I was about to ask how the baby was doing when I heard a loud, rather vigorous cry.
The OR erupted in laughter and relief as the NICU nurses and respiratory therapist welcomed their new patient into the world.
Slowly, I moved out from under the drape, careful not to brush the sterile instruments as I made my way for the OR door. I held my jacket over my mouth, having not had the opportunity to get a mask on the way in. And as I exited, I saw a small, pink, squalling little life amidst the receiving blankets, and two little feet, still kicking.
I returned to the OR and recovered Claire in the PACU when the surgery was over. I brought Ron and Claire’s mother into the room as Claire woke up. I explained how things had gone, that Gemma was in the capable hands of our NICU personnel, and that her transfer was only precautionary–she was doing so incredibly great, despite the circumstances. And as Claire woke up more fully, she suddenly recognized me, took my hand, looked to her mother, and said, “Mom, this is the woman who saved Gemma’s life.”

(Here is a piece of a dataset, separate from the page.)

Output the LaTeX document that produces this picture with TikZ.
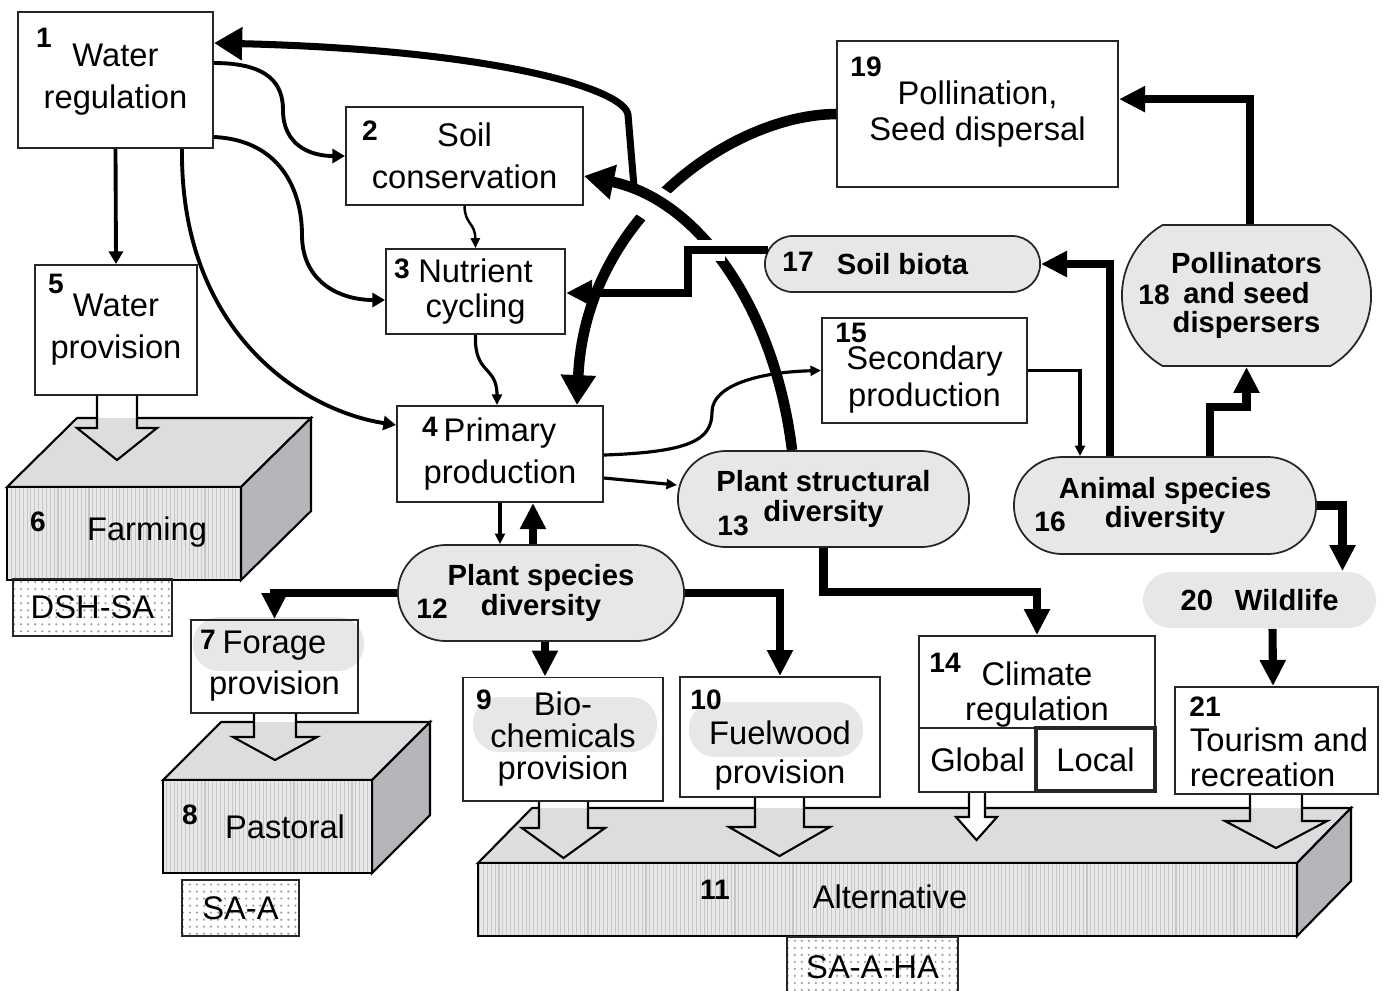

That was the first instance of the copious thanks that came my way that night. Before leaving Claire and Ron with their new nurse on postpartum, Claire’s mother approached me for a fiercely grateful hug. Claire then called me over for a hug herself, both of us nearly in tears. And despite the death that had surrounded us that night, I left work that morning knowing that one baby was alive–for 20 minutes and for the rest of her life, she was alive in no small part because of me.
So when I awoke the next evening and took note of a soreness in my shoulder and an ache in my arm, I stopped, perplexed but for a moment until I remembered Claire, Ron, Claire’s mother, and little Gemma with those kicking feet.
I don’t think a sore arm has ever felt better.